▶ OBJECTIVE:
Locate every line that holds the string "seaborn" and copy it.

▶ GIVEN DATA:
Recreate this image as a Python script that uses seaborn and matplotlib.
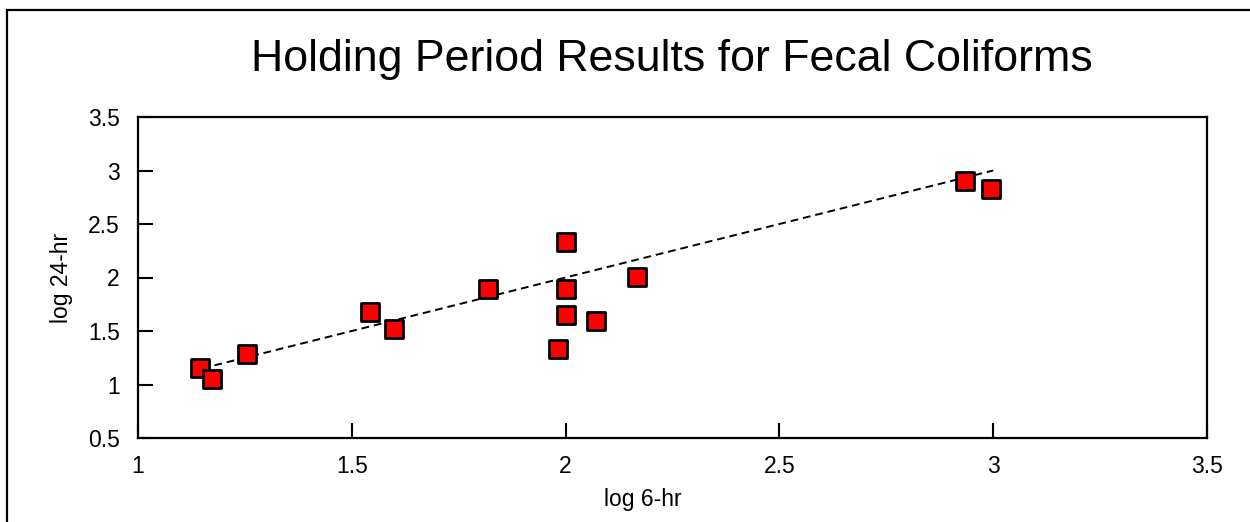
import matplotlib
matplotlib.use("Agg")
import matplotlib.pyplot as plt
import seaborn as sns
import pandas as pd
from matplotlib.patches import Rectangle

# data
log_6hr = [1.145, 1.174, 1.254, 1.543, 1.599, 1.819, 2.000, 2.000, 2.000, 1.982, 2.071, 2.168, 2.934, 2.994]
log_24hr = [1.151, 1.049, 1.285, 1.680, 1.516, 1.890, 2.332, 1.890, 1.650, 1.335, 1.596, 2.007, 2.899, 2.830]
ref_x = [1.15, 3.0]
ref_y = [1.15, 3.0]
x_ticks = [1, 1.5, 2, 2.5, 3, 3.5]
y_ticks = [0.5, 1, 1.5, 2, 2.5, 3, 3.5]

df = pd.DataFrame({"log 6-hr": log_6hr, "log 24-hr": log_24hr})
ref = pd.DataFrame({"x": ref_x, "y": ref_y})

sns.set_theme(style="white")
plt.rcParams["font.family"] = ["Liberation Sans", "DejaVu Sans"]

fig = plt.figure(figsize=(12.5, 5.22), dpi=100)
ax = fig.add_axes([138 / 1250, 1 - 438 / 522, (1207 - 138) / 1250, (438 - 117) / 522])

sns.lineplot(data=ref, x="x", y="y", ax=ax, color="black", linewidth=1.4,
             linestyle=(0, (4, 2.5)), zorder=2)
sns.scatterplot(data=df, x="log 6-hr", y="log 24-hr", ax=ax, marker="s", s=150,
                color="#ff0000", edgecolor="black", linewidth=2.0, zorder=3)

ax.set_xlim(1, 3.5)
ax.set_ylim(0.5, 3.5)
ax.set_xticks(x_ticks)
ax.set_xticklabels(["1", "1.5", "2", "2.5", "3", "3.5"])
ax.set_yticks(y_ticks)
ax.set_yticklabels(["0.5", "1", "1.5", "2", "2.5", "3", "3.5"])
ax.tick_params(axis="both", direction="in", length=11, width=1.5, color="black",
               labelsize=16.5, labelcolor="black", bottom=True, left=True, top=False, right=False)
ax.tick_params(axis="x", pad=12.5)
ax.tick_params(axis="y", pad=13)
for sp in ax.spines.values():
    sp.set_visible(True)
    sp.set_color("black")
    sp.set_linewidth(1.6)

ax.set_xlabel("log 6-hr", fontsize=16.5, color="black")
ax.set_ylabel("log 24-hr", fontsize=16.5, color="black")
ax.xaxis.set_label_coords((643 - 138) / (1207 - 138), -(488 - 438) / (438 - 117))
ax.yaxis.set_label_coords(-(138 - 73) / (1207 - 138), 0.5)

fig.text(672 / 1250, 1 - 60 / 522, "Holding Period Results for Fecal Coliforms",
         ha="center", va="center", fontsize=32.2, color="black")

fig.patches.append(Rectangle((7 / 1250, -0.1), 1.2, 1 - 10 / 522 + 0.1,
                             transform=fig.transFigure, fill=False,
                             edgecolor="black", linewidth=1.6))

fig.savefig("out.png", dpi=100, facecolor="white")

▶ TASK OUTPUT:
Recreate this image as a Python script that uses seaborn and matplotlib.
import seaborn as sns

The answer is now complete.